第5項は少し分かりにくいのですが、第4項で代替休暇の日数を算出した時に、ほとんど場合端数がでます。その端数が0.5を超えたら1日、0.5以下なら半日でカウントするという意味です。
 この時、時間換算すると少し多めに休むことになりますが、
「多く休んだ分を割り増し分から引いたらダメだよ」
という意味になります。給与計算担当者に向けた言葉です。

第6項は、代替休暇申請の手続き上の話です。給与締め日から5日以内となっていますが、これは任意の日付で構いません。第7項にも関係しますが、給与計算の運用と照らして決めた方がいいでしょう。

第7項は、代替休暇の申し出があったので、割り増し分を払わないことになります。これが全額払いの原則(労基法第24条第1項)違反にならないためにあらかじめお断りしているものです。この条項が無くても、代替休暇取得月で未払い賃金の可能性は消滅しますし、あくまでも「本人の申し出」によって発動するのが原則なので、トラブルになるケースは想定しにくいですが、書いていた方が無難です。

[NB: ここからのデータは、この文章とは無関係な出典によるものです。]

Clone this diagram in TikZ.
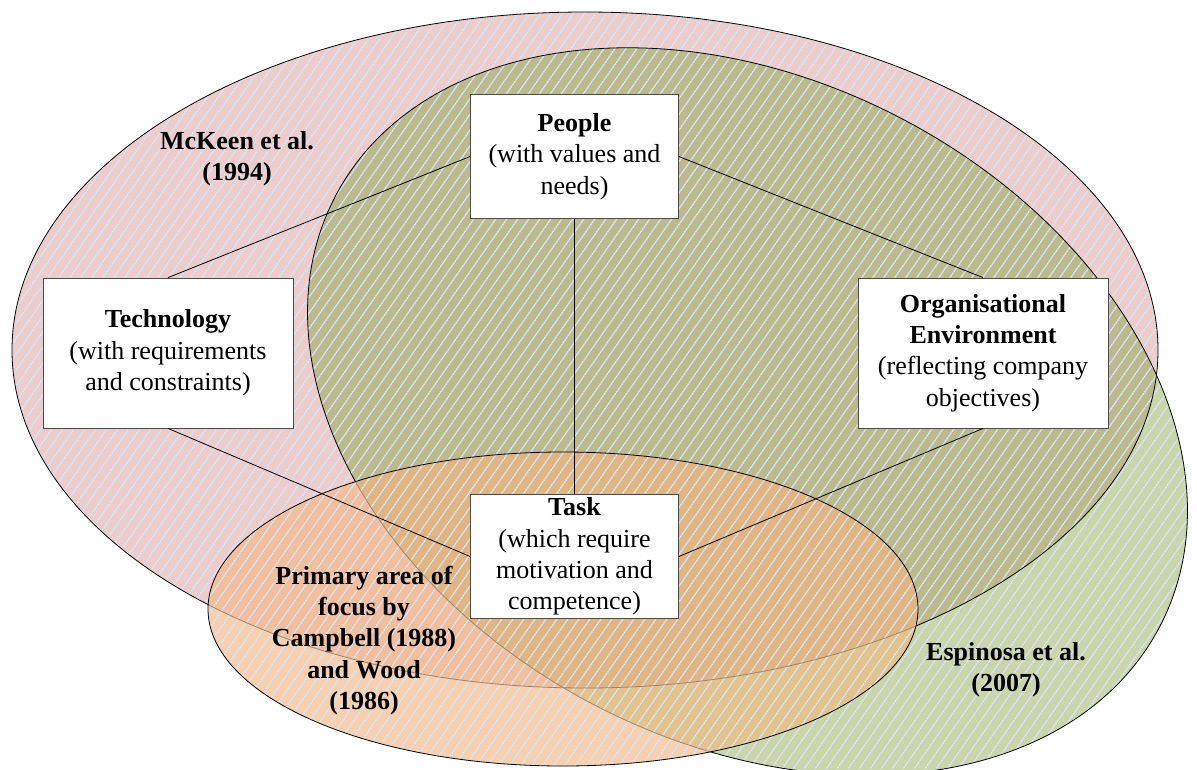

第8項は、給与計算が終わったり給与支払いが終わった後で代替休暇の申し出があった時には、
「次の給料から多かった分を引くよ」
という意味です。従業員から文句を言われないように入れておきましょう。


個人的感想として、給与計算の煩雑さが増え、トラブルが増加するような雰囲気が香る代替休暇なので、慢性的に使う制度としては避けるべきだと思います。

 例えば機械修理や製造時のトラブル処理、システムの不具合修正のような突発的なトラブル解決のために制度を導入する業種で検討されるべきでしょう。

突貫工事が多いから、人手が足りないから・・・とかの理由だと、60時間超の翌月も60時間超えるような気がするので、制度導入は役に立たない可能性があります。


 こちらは社労士目線で作る時の話であり、モデル規則の解説に書いてあることには、あまり触れていません。併せて参照して理解することが必要です。